(Rows from a dataset)
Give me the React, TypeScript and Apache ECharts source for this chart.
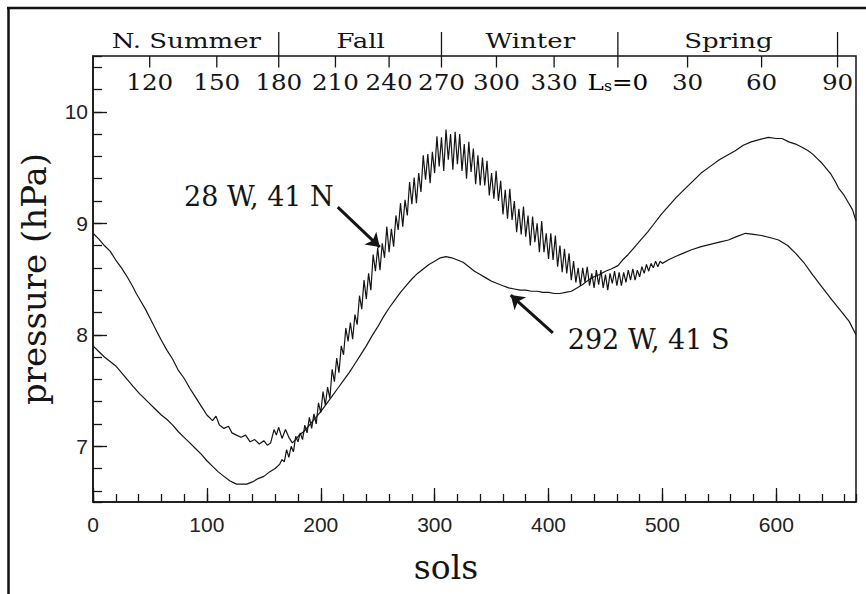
import React, { useEffect, useRef } from "react";
import * as echarts from "echarts";

// ---------- data (sols, hPa) ----------
const southSite: [number, number][] = [
  [0, 8.91], [5, 8.86], [10, 8.8], [15, 8.75], [20, 8.67], [25, 8.6], [30, 8.52], [35, 8.43], [38, 8.37], [42, 8.3],
  [46, 8.23], [50, 8.15], [55, 8.05], [60, 7.95], [65, 7.86], [70, 7.78], [75, 7.68], [80, 7.61], [85, 7.52], [90, 7.44],
  [95, 7.36], [100, 7.28], [105, 7.23], [108, 7.27], [111, 7.19], [115, 7.16], [119, 7.18], [122, 7.12], [126, 7.1], [130, 7.08],
  [134, 7.1], [138, 7.04], [142, 7.06], [146, 7.02], [150, 7.05], [153, 7.01], [156, 7.03], [159, 7.15], [161, 7.1], [163, 7.17],
  [166, 7.07], [169, 7.15], [172, 7.08], [175, 7.03], [178, 7.06], [181, 7.1], [185, 7.13], [190, 7.19], [195, 7.25], [200, 7.31],
  [205, 7.38], [210, 7.45], [215, 7.52], [220, 7.59], [225, 7.66], [230, 7.74], [235, 7.82], [240, 7.9], [245, 7.99], [250, 8.07],
  [255, 8.16], [260, 8.24], [265, 8.31], [270, 8.38], [275, 8.44], [280, 8.5], [285, 8.55], [290, 8.59], [295, 8.63], [300, 8.66],
  [305, 8.69], [310, 8.7], [315, 8.69], [320, 8.67], [325, 8.65], [330, 8.61], [335, 8.57], [340, 8.54], [345, 8.51], [350, 8.48],
  [355, 8.46], [360, 8.44], [365, 8.42], [370, 8.41], [375, 8.4], [380, 8.4], [385, 8.39], [390, 8.39], [395, 8.38], [400, 8.38],
  [405, 8.37], [410, 8.37], [415, 8.38], [420, 8.39], [425, 8.42], [430, 8.45], [435, 8.49], [440, 8.52], [445, 8.54], [450, 8.57],
  [455, 8.59], [461, 8.62], [465, 8.67], [470, 8.72], [475, 8.78], [481, 8.85], [487, 8.92], [493, 9.0], [499, 9.08], [505, 9.15],
  [512, 9.23], [520, 9.31], [527, 9.38], [534, 9.45], [542, 9.51], [550, 9.57], [557, 9.61], [564, 9.65], [571, 9.7], [578, 9.73],
  [585, 9.75], [593, 9.77], [600, 9.76], [605, 9.76], [611, 9.73], [617, 9.71], [623, 9.68], [628, 9.65], [632, 9.62], [636, 9.58],
  [640, 9.54], [644, 9.49], [648, 9.44], [652, 9.37], [655, 9.31], [659, 9.26], [663, 9.19], [667, 9.12], [670, 9.02],
];

const northSite: [number, number][] = [
  [0, 7.9], [5, 7.85], [10, 7.8], [15, 7.76], [20, 7.72], [25, 7.66], [30, 7.6], [35, 7.54], [41, 7.47], [46, 7.42],
  [50, 7.38], [55, 7.33], [60, 7.28], [65, 7.24], [70, 7.19], [75, 7.13], [80, 7.08], [85, 7.03], [90, 6.98], [95, 6.93],
  [100, 6.87], [105, 6.82], [110, 6.77], [115, 6.73], [120, 6.69], [126, 6.66], [130, 6.66], [135, 6.66], [140, 6.68], [145, 6.71],
  [150, 6.73], [155, 6.77], [160, 6.8], [164, 6.84],
  [166, 6.88], [168, 6.86], [170, 6.97], [172, 6.9], [174, 7.0], [176, 6.95], [178, 7.09], [180, 7.04], [182, 7.12], [184, 7.06],
  [186, 7.19], [188, 7.12], [190, 7.26], [192, 7.16], [194, 7.29], [196, 7.2], [198, 7.39], [200, 7.3],
  [202, 7.49], [204, 7.37], [206, 7.53], [208, 7.43], [210, 7.69], [212, 7.58], [214, 7.79], [216, 7.66], [218, 7.9], [220, 7.82],
  [222, 8.06], [224, 7.94], [226, 8.11], [228, 7.96], [230, 8.18], [232, 8.09], [234, 8.35], [236, 8.23], [238, 8.49], [240, 8.32],
  [242, 8.55], [244, 8.4], [246, 8.72], [248, 8.57], [250, 8.78], [252, 8.58], [254, 8.82], [256, 8.69], [258, 8.97], [260, 8.74],
  [262, 8.95], [264, 8.79], [266, 9.07], [268, 8.94], [270, 9.18], [272, 8.97], [274, 9.21], [276, 9.07], [278, 9.37], [280, 9.17],
  [282, 9.41], [284, 9.18], [286, 9.45], [288, 9.28], [290, 9.61], [292, 9.39], [294, 9.62], [296, 9.36], [298, 9.64], [300, 9.45],
  [302, 9.78], [304, 9.51], [306, 9.77], [308, 9.47], [310, 9.84], [312, 9.57], [314, 9.8], [316, 9.48], [318, 9.82], [320, 9.53],
  [322, 9.8], [324, 9.47], [326, 9.71], [328, 9.4], [330, 9.73], [332, 9.46], [334, 9.67], [336, 9.35], [338, 9.61], [340, 9.34],
  [342, 9.59], [344, 9.34], [346, 9.56], [348, 9.25], [350, 9.45], [352, 9.22], [354, 9.47], [356, 9.2], [358, 9.38], [360, 9.08],
  [362, 9.3], [364, 9.04], [366, 9.31], [368, 9.03], [370, 9.2], [372, 8.92], [374, 9.13], [376, 8.9], [378, 9.15], [380, 8.88],
  [382, 9.07], [384, 8.8], [386, 9.06], [388, 8.83], [390, 9.0], [392, 8.74], [394, 9.02], [396, 8.74], [398, 8.91], [400, 8.68],
  [402, 8.91], [404, 8.67], [406, 8.89], [408, 8.61], [410, 8.8], [412, 8.56], [414, 8.77], [416, 8.55], [418, 8.73], [420, 8.49],
  [422, 8.66], [424, 8.47], [426, 8.6], [428, 8.44], [430, 8.6], [432, 8.47], [434, 8.61], [436, 8.44], [438, 8.55], [440, 8.42],
  [442, 8.58], [444, 8.45], [446, 8.58], [448, 8.42], [450, 8.54], [452, 8.4], [454, 8.55], [456, 8.46], [458, 8.57], [460, 8.44],
  [462, 8.56], [464, 8.44], [466, 8.56], [468, 8.47], [470, 8.58], [472, 8.49], [474, 8.59], [476, 8.49], [478, 8.58], [480, 8.52],
  [482, 8.61], [484, 8.55], [486, 8.63], [488, 8.57], [490, 8.64], [492, 8.6], [494, 8.66], [496, 8.61], [498, 8.66], [500, 8.64],
  [505, 8.67], [511, 8.7], [518, 8.73], [525, 8.76], [534, 8.79], [542, 8.81], [550, 8.83], [558, 8.85], [565, 8.88], [573, 8.91],
  [580, 8.9], [587, 8.89], [595, 8.87], [602, 8.85], [610, 8.8], [617, 8.73], [624, 8.65], [631, 8.55], [640, 8.43], [649, 8.31],
  [657, 8.21], [664, 8.12], [670, 8.0],
];

// Ls (areocentric longitude) ticks on the top edge, located in sols
const lsTickSols = [49.8, 108.7, 163.1, 212.9, 260, 306, 354.3, 404.9, 460.9, 522.1, 587.1, 653.8];
const lsTickLabels = ["120", "150", "180", "210", "240", "270", "300", "330", "Ls=0", "30", "60", "90"];
const seasonBoundaryIdx = [2, 5, 8, 11];
const seasonNames = ["N. Summer", "Fall", "Winter", "Spring"];
const seasonLabelSols = [82, 235, 384, 558];

// ---------- annotation anchors (data coordinates) ----------
const ANN_NORTH = { text: "28 W, 41 N", at: [211.4, 9.243], from: [214.9, 9.144], to: [251.8, 8.786] };
const ANN_SOUTH = { text: "292 W, 41 S", at: [416.9, 7.96], from: [403.8, 8.016], to: [366.8, 8.356] };

const X_MIN = 0;
const X_MAX = 670;
const Y_MIN = 6.5;
const Y_MAX = 10.5;
const INK = "#151515";
const SERIF = '"DejaVu Serif", serif';
const SANS = '"Liberation Sans", Arial, sans-serif';

export default function App() {
  const ref = useRef<HTMLDivElement>(null);

  useEffect(() => {
    const el = ref.current;
    if (!el) return;
    const chart = echarts.init(el, undefined, { renderer: "svg" });

    const lineStyleTick = { color: INK, width: 1.3 };

    const option: any = {
      animation: false,
      backgroundColor: "#ffffff",
      grid: {
        left: 93,
        top: 56,
        width: 763,
        height: 446,
        show: true,
        borderColor: INK,
        borderWidth: 1.5,
        backgroundColor: "transparent",
      },
      xAxis: [
        {
          type: "value",
          min: X_MIN,
          max: X_MAX,
          interval: 100,
          position: "bottom",
          axisLine: { show: true, onZero: false, lineStyle: { color: INK, width: 1.5 } },
          axisTick: { show: true, inside: true, length: 14, lineStyle: lineStyleTick },
          axisLabel: {
            showMaxLabel: false,
            showMinLabel: true,
            fontFamily: SANS,
            fontSize: 21,
            color: "#222",
            margin: 12,
          },
          splitLine: { show: false },
        },
        {
          type: "value",
          min: X_MIN,
          max: X_MAX,
          interval: 20,
          position: "bottom",
          axisLine: { show: false, onZero: false },
          axisTick: { show: true, inside: true, length: 8, lineStyle: lineStyleTick },
          axisLabel: { show: false },
          splitLine: { show: false },
        },
      ],
      yAxis: [
        {
          type: "value",
          min: Y_MIN,
          max: Y_MAX,
          splitNumber: 4,
          position: "left",
          axisLine: { show: true, onZero: false, lineStyle: { color: INK, width: 1.5 } },
          axisTick: { show: true, inside: true, length: 14, lineStyle: lineStyleTick },
          axisLabel: {
            showMinLabel: false,
            showMaxLabel: false,
            fontFamily: SANS,
            fontSize: 21,
            color: "#222",
            margin: 5,
          },
          splitLine: { show: false },
        },
        {
          type: "value",
          min: Y_MIN,
          max: Y_MAX,
          splitNumber: 20,
          position: "left",
          axisLine: { show: false, onZero: false },
          axisTick: { show: true, inside: true, length: 9, lineStyle: lineStyleTick },
          axisLabel: { show: false },
          splitLine: { show: false },
        },
      ],
      series: [
        {
          name: "292 W, 41 S",
          type: "line",
          data: southSite,
          showSymbol: false,
          symbol: "none",
          lineStyle: { color: INK, width: 1.2 },
          silent: true,
          z: 3,
          markLine: {
            silent: true,
            symbol: ["none", "arrow"],
            symbolSize: 13,
            label: { show: false },
            lineStyle: { color: INK, width: 3, type: "solid" },
            emphasis: { disabled: true },
            data: [[{ coord: ANN_SOUTH.from }, { coord: ANN_SOUTH.to }]],
          },
        },
        {
          name: "28 W, 41 N",
          type: "line",
          data: northSite,
          showSymbol: false,
          symbol: "none",
          lineStyle: { color: INK, width: 1.2 },
          silent: true,
          z: 3,
          markLine: {
            silent: true,
            symbol: ["none", "arrow"],
            symbolSize: 13,
            label: { show: false },
            lineStyle: { color: INK, width: 3, type: "solid" },
            emphasis: { disabled: true },
            data: [[{ coord: ANN_NORTH.from }, { coord: ANN_NORTH.to }]],
          },
        },
        {
          type: "custom",
          coordinateSystem: "cartesian2d",
          silent: true,
          clip: false,
          z: 10,
          data: lsTickSols.map((s, i) => [s, Y_MAX, i]),
          renderItem: (_params: any, api: any) => {
            const i = api.value(2);
            const pt = api.coord([api.value(0), api.value(1)]);
            const x = pt[0];
            const y = pt[1];
            const boundary = seasonBoundaryIdx.indexOf(i) >= 0;
            const label = lsTickLabels[i];
            const textStyle =
              label === "Ls=0"
                ? {
                    text: "{a|L}{b|s}{a|=0}",
                    rich: {
                      a: { fontFamily: SERIF, fontSize: 22, lineHeight: 22, color: INK },
                      b: { fontFamily: SERIF, fontSize: 14, lineHeight: 4, verticalAlign: "bottom", color: INK },
                    },
                    align: "center",
                    verticalAlign: "middle",
                  }
                : {
                    text: label,
                    font: `22px ${SERIF}`,
                    fill: INK,
                    align: "center",
                    verticalAlign: "middle",
                  };
            return {
              type: "group",
              children: [
                {
                  type: "line",
                  shape: { x1: x, y1: boundary ? y - 24 : y, x2: x, y2: y + 11.5 },
                  style: { stroke: INK, lineWidth: 1.3 },
                },
                { type: "text", x, y: y + 26.5, scaleX: 1.12, style: textStyle },
              ],
            };
          },
        },
        {
          type: "custom",
          coordinateSystem: "cartesian2d",
          silent: true,
          clip: false,
          z: 10,
          data: seasonLabelSols.map((s, i) => [s, Y_MAX, i]),
          renderItem: (_params: any, api: any) => {
            const pt = api.coord([api.value(0), api.value(1)]);
            return {
              type: "text",
              x: pt[0],
              y: pt[1] - 15.5,
              scaleX: 1.3,
              style: {
                text: seasonNames[api.value(2)],
                font: `20px ${SERIF}`,
                fill: INK,
                align: "center",
                verticalAlign: "middle",
              },
            };
          },
        },
      ],
    };

    chart.setOption(option);

    const toPx = (c: number[]) =>
      chart.convertToPixel({ xAxisIndex: 0, yAxisIndex: 0 }, c) as unknown as number[];
    const pN = toPx(ANN_NORTH.at);
    const pS = toPx(ANN_SOUTH.at);

    chart.setOption({
      graphic: [
        {
          type: "line",
          shape: { x1: 7, y1: 8, x2: 866, y2: 8 },
          style: { stroke: "#111", lineWidth: 2.5 },
          silent: true,
        },
        {
          type: "line",
          shape: { x1: 8.5, y1: 7, x2: 8.5, y2: 594 },
          style: { stroke: "#111", lineWidth: 2.5 },
          silent: true,
        },
        {
          type: "text",
          x: 34,
          y: 279,
          rotation: Math.PI / 2,
          silent: true,
          style: {
            text: "pressure (hPa)",
            font: `34px ${SERIF}`,
            fill: INK,
            align: "center",
            verticalAlign: "middle",
          },
        },
        {
          type: "text",
          x: 446,
          y: 567,
          silent: true,
          style: {
            text: "sols",
            font: `33px ${SERIF}`,
            fill: INK,
            align: "center",
            verticalAlign: "middle",
          },
        },
        {
          type: "text",
          x: pN[0],
          y: pN[1],
          silent: true,
          style: {
            text: ANN_NORTH.text,
            font: `27px ${SERIF}`,
            fill: INK,
            align: "right",
            verticalAlign: "middle",
          },
        },
        {
          type: "text",
          x: pS[0],
          y: pS[1],
          silent: true,
          style: {
            text: ANN_SOUTH.text,
            font: `27px ${SERIF}`,
            fill: INK,
            align: "left",
            verticalAlign: "middle",
          },
        },
      ],
    });

    return () => {
      chart.dispose();
    };
  }, []);

  return (
    <div
      ref={ref}
      style={{ position: "absolute", left: 0, top: 0, width: 866, height: 594, background: "#fff" }}
    />
  );
}
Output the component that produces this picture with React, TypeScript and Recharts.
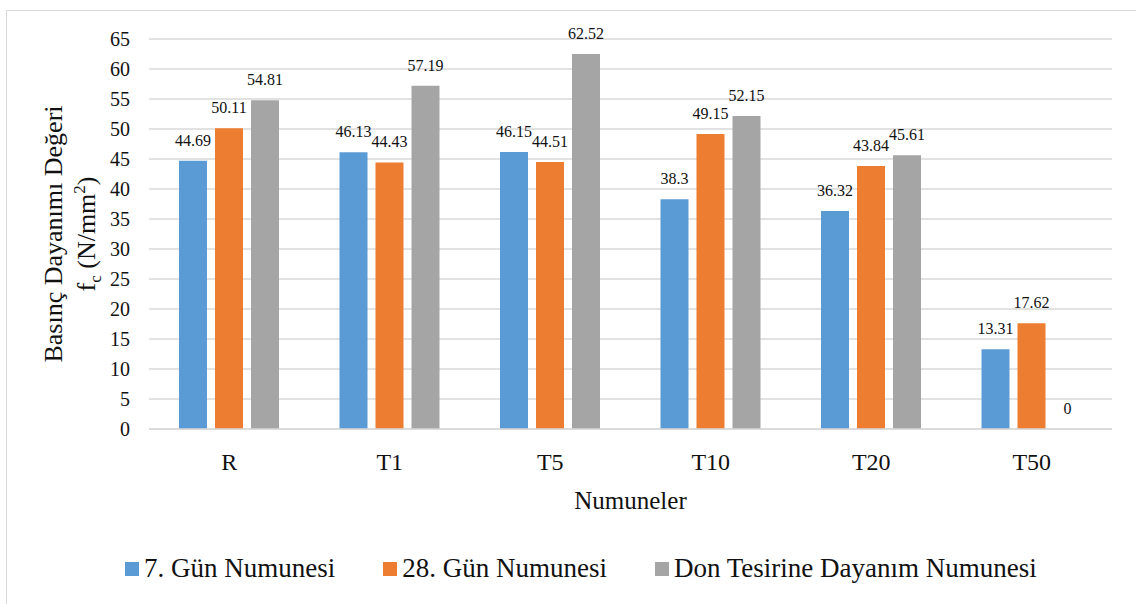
import { BarChart, Bar, XAxis, YAxis, CartesianGrid, LabelList, Legend } from "recharts";

const serif = "'Liberation Serif', 'Times New Roman', serif";
const ink = "#111";
const grid = "#d9d9d9";

const categories = ["R", "T1", "T5", "T10", "T20", "T50"];
const day7 = [44.69, 46.13, 46.15, 38.3, 36.32, 13.31];
const day28 = [50.11, 44.43, 44.51, 49.15, 43.84, 17.62];
const frost = [54.81, 57.19, 62.52, 52.15, 45.61, 0];
const yTicks = [0, 5, 10, 15, 20, 25, 30, 35, 40, 45, 50, 55, 60, 65];

const series = [
  { key: "d7", name: "7. Gün Numunesi", color: "#5B9BD5", values: day7 },
  { key: "d28", name: "28. Gün Numunesi", color: "#ED7D31", values: day28 },
  { key: "frost", name: "Don Tesirine Dayanım Numunesi", color: "#A5A5A5", values: frost },
];

const data = categories.map((c, i) => {
  const row: Record<string, string | number> = { name: c };
  series.forEach((s) => { row[s.key] = s.values[i]; });
  return row;
});

function YTitle() {
  return (
    <g fontFamily={serif} fontSize={26} fill={ink} textAnchor="middle">
      <text x={62} y={234} transform="rotate(-90, 62, 234)">Basınç Dayanımı Değeri</text>
      <text x={95} y={234} transform="rotate(-90, 95, 234)">
        f<tspan dy={6} fontSize={17}>c</tspan>
        <tspan dy={-6}> (N/mm</tspan>
        <tspan dy={-10} fontSize={17}>2</tspan>
        <tspan dy={10}>)</tspan>
      </text>
    </g>
  );
}

// value labels: bar top minus a fixed gap
function ValueLabel(props: any) {
  const { x, y, width, value } = props;
  if (value === undefined || value === null) return null;
  return (
    <text x={Number(x) + Number(width) / 2} y={Number(y) - 15} textAnchor="middle"
      fontFamily={serif} fontSize={16} fill={ink}>
      {String(value)}
    </text>
  );
}

function LegendBox() {
  return (
    <div style={{ display: "flex", alignItems: "center", fontFamily: serif, fontSize: 27, color: ink, lineHeight: "27px", whiteSpace: "nowrap" }}>
      {series.map((s) => (
        <div key={s.key} style={{ display: "flex", alignItems: "center", marginRight: 48 }}>
          <span style={{ width: 14, height: 14, background: s.color, marginRight: 5, display: "inline-block" }} />
          <span>{s.name}</span>
        </div>
      ))}
    </div>
  );
}

export default function App() {
  return (
    <div style={{ position: "fixed", left: 0, top: 0, width: 1136, height: 604, overflow: "hidden", background: "#fff" }}>
      <div style={{ position: "absolute", left: 6, top: 10, width: 1300, height: 800, border: `1.5px solid ${grid}` }} />
      <div style={{ position: "absolute", left: 0, top: 0 }}>
        <BarChart width={1136} height={604} data={data} barSize={28} barGap={8}
          style={{ fontFamily: serif }}
          margin={{ top: 39, right: 24, left: 0, bottom: 0 }}>
          <CartesianGrid vertical={false} stroke={grid} strokeWidth={1.5} />
          <XAxis dataKey="name" height={175} tickSize={0} tickMargin={24}
            axisLine={{ stroke: grid, strokeWidth: 1.5 }} tickLine={false}
            tick={{ fontSize: 24, fill: ink, fontFamily: serif }}
            label={{ value: "Numuneler", position: "insideTop", offset: 62, fontSize: 25, fill: ink, fontFamily: serif }} />
          <YAxis width={149} domain={[0, 65]} ticks={yTicks} interval={0} tickSize={0} tickMargin={19}
            axisLine={false} tickLine={false}
            tick={{ fontSize: 20, fill: ink, fontFamily: serif }}
            label={{ content: () => <YTitle /> }} />
          <Legend layout="horizontal" verticalAlign="middle" align="center"
            wrapperStyle={{ top: 555, left: 125, width: 1000 }} content={() => <LegendBox />} />
          {series.map((s) => (
            <Bar key={s.key} dataKey={s.key} name={s.name} fill={s.color} isAnimationActive={false}
              minPointSize={(v: number) => (v === 0 ? 0.01 : 0)}>
              <LabelList dataKey={s.key} content={<ValueLabel />} />
            </Bar>
          ))}
        </BarChart>
      </div>
    </div>
  );
}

**WORK TO DO:**
Give the lines above again exactly, from the one containing "Output the component" to the one containing "55, 60, 65];", both included, but leave out the pictures.

**IN RESPONSE:**
Output the component that produces this picture with React, TypeScript and Recharts.
import { BarChart, Bar, XAxis, YAxis, CartesianGrid, LabelList, Legend } from "recharts";

const serif = "'Liberation Serif', 'Times New Roman', serif";
const ink = "#111";
const grid = "#d9d9d9";

const categories = ["R", "T1", "T5", "T10", "T20", "T50"];
const day7 = [44.69, 46.13, 46.15, 38.3, 36.32, 13.31];
const day28 = [50.11, 44.43, 44.51, 49.15, 43.84, 17.62];
const frost = [54.81, 57.19, 62.52, 52.15, 45.61, 0];
const yTicks = [0, 5, 10, 15, 20, 25, 30, 35, 40, 45, 50, 55, 60, 65];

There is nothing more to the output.